In October, I had the privilege of attending the dedication ceremony of the Alpert Medical School’s new education building. I met many people important to the Brown community on my visit, including President Simmons, Dean Wing, the leaders of Brown’s affiliated teaching hospitals, and Governor Chafee, along with proud faculty, staff, students, and alumni. It was a special pleasure to see an honorary doctorate awarded to Herbert Kaplan, president of The Warren Alpert Foundation. I was honored to have shared in such a momentous day—when Rhode Island’s only medical school celebrated the first space dedicated exclusively to medical education in its nearly 40-year history. Since returning from Providence, I have been reflecting on my visit and my hopes for the Brown medical community as it begins this exciting new chapter.
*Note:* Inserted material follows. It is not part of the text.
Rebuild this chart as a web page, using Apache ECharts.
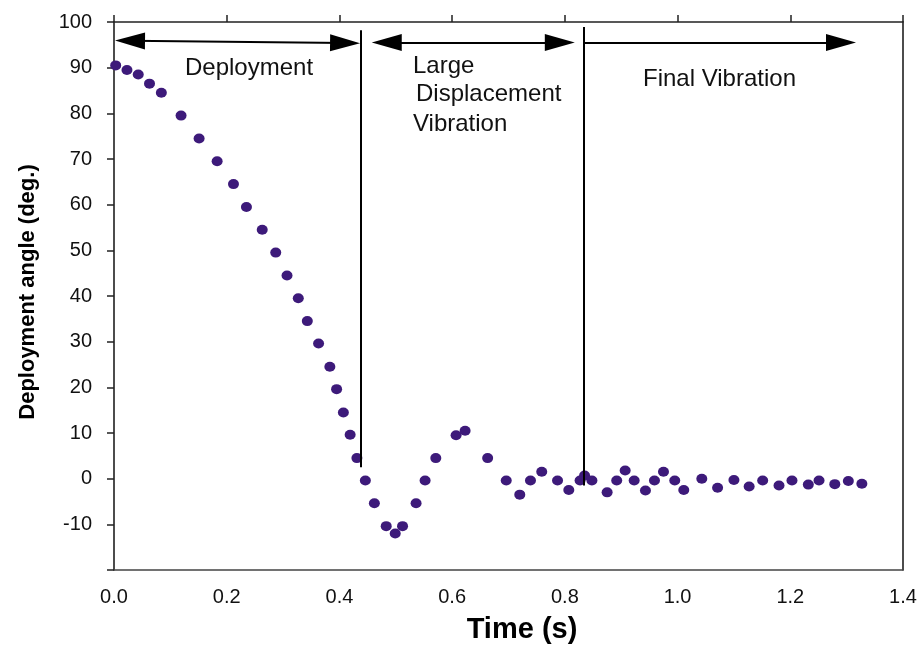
<!DOCTYPE html>
<html>
<head>
<meta charset="utf-8">
<script src="https://cdn.jsdelivr.net/npm/echarts@6/dist/echarts.min.js"></script>
<style>
  html, body { margin: 0; padding: 0; background: #fff; }
  #chart { width: 922px; height: 652px; }
</style>
</head>
<body>
<div id="chart"></div>
<script>
// measured points (time in s, angle in deg.)
const times = [0.003, 0.023, 0.043, 0.063, 0.084, 0.119, 0.151, 0.183, 0.212,
  0.235, 0.263, 0.287, 0.307, 0.327, 0.343, 0.363, 0.383, 0.395,
  0.407, 0.419, 0.431, 0.446, 0.462,
  0.483, 0.499, 0.512, 0.536, 0.552, 0.571, 0.607, 0.623, 0.663,
  0.696, 0.720, 0.739, 0.759, 0.787, 0.807, 0.827, 0.835, 0.848,
  0.875, 0.892, 0.907, 0.923, 0.943,
  0.959, 0.975, 0.995, 1.011,
  1.043, 1.071, 1.100, 1.127, 1.151, 1.180, 1.203, 1.232, 1.251, 1.279, 1.303, 1.327]
const angles = [90.5, 89.5, 88.5, 86.5, 84.5, 79.5, 74.5, 69.5, 64.5,
  59.5, 54.5, 49.5, 44.5, 39.5, 34.5, 29.6, 24.5, 19.6,
  14.5, 9.6, 4.5, -0.4, -5.4,
  -10.4, -12.0, -10.4, -5.4, -0.4, 4.5, 9.5, 10.5, 4.5,
  -0.4, -3.5, -0.4, 1.5, -0.4, -2.5, -0.4, 0.7, -0.4,
  -3.0, -0.4, 1.8, -0.4, -2.6,
  -0.4, 1.5, -0.4, -2.5,
  0.0, -2.0, -0.3, -1.7, -0.4, -1.5, -0.4, -1.3, -0.4, -1.2, -0.5, -1.1]

// phase boundaries [time, top angle, bottom angle]
const dividers = [[0.438, 98.2, 2.5], [0.833, 98.9, -1.5]]
// phase arrows [x1, y1, x2, y2, head at start]
const arrows = [
  [0.0284, 95.9, 0.410, 95.4, true],
  [0.484, 95.5, 0.791, 95.5, true],
  [0.833, 95.5, 1.290, 95.5, false]
]

const xTicks = { min: 0, max: 1.4, interval: 0.2 }
const yTicks = { min: -20, max: 100, interval: 10 }

const points = times.map((t, i) => [t, angles[i]])

const lines = []
dividers.forEach(d => {
  lines.push([
    { coord: [d[0], d[1]], symbol: 'none' },
    { coord: [d[0], d[2]], symbol: 'none' }
  ])
})
arrows.forEach(a => {
  lines.push([
    { coord: [a[0], a[1]], symbol: a[4] ? 'triangle' : 'none', symbolSize: [17, 30] },
    { coord: [a[2], a[3]], symbol: 'triangle', symbolSize: [17, 30] }
  ])
})

const font = 'Liberation Sans, Arial, sans-serif'
const chart = echarts.init(document.getElementById('chart'))

const option = {
  animation: false,
  backgroundColor: '#fff',
  grid: { left: 114, top: 22, right: 19, bottom: 82 },
  xAxis: [{
    type: 'value',
    position: 'bottom',
    min: xTicks.min,
    max: xTicks.max,
    interval: xTicks.interval,
    axisLine: { onZero: false, lineStyle: { color: '#444', width: 1.5 } },
    axisTick: { show: false },
    splitLine: { show: false },
    axisLabel: {
      fontSize: 20,
      color: '#111',
      fontFamily: font,
      margin: 17,
      formatter: v => v.toFixed(1)
    }
  }, {
    type: 'value',
    position: 'top',
    min: xTicks.min,
    max: xTicks.max,
    interval: xTicks.interval,
    axisLine: { show: true, onZero: false, lineStyle: { color: '#222', width: 1.5 } },
    axisTick: { show: true, length: 7, lineStyle: { color: '#222', width: 1.5 } },
    splitLine: { show: false },
    axisLabel: { show: false }
  }],
  yAxis: [{
    type: 'value',
    position: 'left',
    min: yTicks.min,
    max: yTicks.max,
    interval: yTicks.interval,
    axisLine: { show: true, onZero: false, lineStyle: { color: '#111', width: 1.5 } },
    axisTick: { show: true, length: 7, lineStyle: { color: '#222', width: 1.5 } },
    splitLine: { show: false },
    axisLabel: {
      fontSize: 20,
      color: '#111',
      fontFamily: font,
      margin: 22,
      formatter: v => (v === yTicks.min ? '' : v)
    }
  }, {
    type: 'value',
    position: 'right',
    min: yTicks.min,
    max: yTicks.max,
    interval: yTicks.interval,
    axisLine: { show: true, onZero: false, lineStyle: { color: '#111', width: 1.5 } },
    axisTick: { show: false },
    splitLine: { show: false },
    axisLabel: { show: false }
  }],
  series: [{
    type: 'scatter',
    data: points,
    symbol: 'circle',
    symbolSize: [11, 10],
    itemStyle: { color: '#3d1a7a', opacity: 1 },
    markLine: {
      silent: true,
      animation: false,
      label: { show: false },
      lineStyle: { color: '#000', width: 2, type: 'solid', opacity: 1 },
      data: lines
    }
  }],
  graphic: [
    { type: 'text', left: 185, top: 56, style: { text: 'Deployment', fontSize: 24, fontFamily: font, fill: '#111' } },
    { type: 'text', left: 413, top: 54, style: { text: 'Large', fontSize: 24, fontFamily: font, fill: '#111' } },
    { type: 'text', left: 416, top: 82, style: { text: 'Displacement', fontSize: 24, fontFamily: font, fill: '#111' } },
    { type: 'text', left: 413, top: 112, style: { text: 'Vibration', fontSize: 24, fontFamily: font, fill: '#111' } },
    { type: 'text', left: 643, top: 67, style: { text: 'Final Vibration', fontSize: 24, fontFamily: font, fill: '#111' } },
    {
      type: 'text', x: 28, y: 292, rotation: Math.PI / 2,
      style: { text: 'Deployment angle (deg.)', fontSize: 22, fontWeight: 'bold', fontFamily: font, fill: '#000', align: 'center', verticalAlign: 'middle' }
    },
    {
      type: 'text', x: 522, y: 630,
      style: { text: 'Time (s)', fontSize: 29, fontWeight: 'bold', fontFamily: font, fill: '#000', align: 'center', verticalAlign: 'middle' }
    }
  ]
}

chart.setOption(option)
</script>
</body>
</html>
The Importance of the New Building
Beyond serving as a physical manifestation of Brown’s
excellence in medical education, the new school building demonstrates the
University’s engagement in the city. As I said in my President’s Address at the
2011 AAMC Annual Meeting [available on the AAMC Web site, www.aamc.org],
institutions in academic medicine must make and meet locally defined
commitments to fulfilling their respective mission statements, and they should
demonstrate real outcomes from those commitments. Sometimes, I fear we judge
excellence too simplistically and buy into the prestige afforded us by “top-10
lists” or rankings. Real commitment to meeting the needs of the communities
outside our front doors, however, is an example of the new excellence I believe
academic medicine must embrace in its purest form. Alpert Medical School is
acting on this new excellence by reaching beyond College Hill and relocating to
Providence’s newly forming Knowledge District.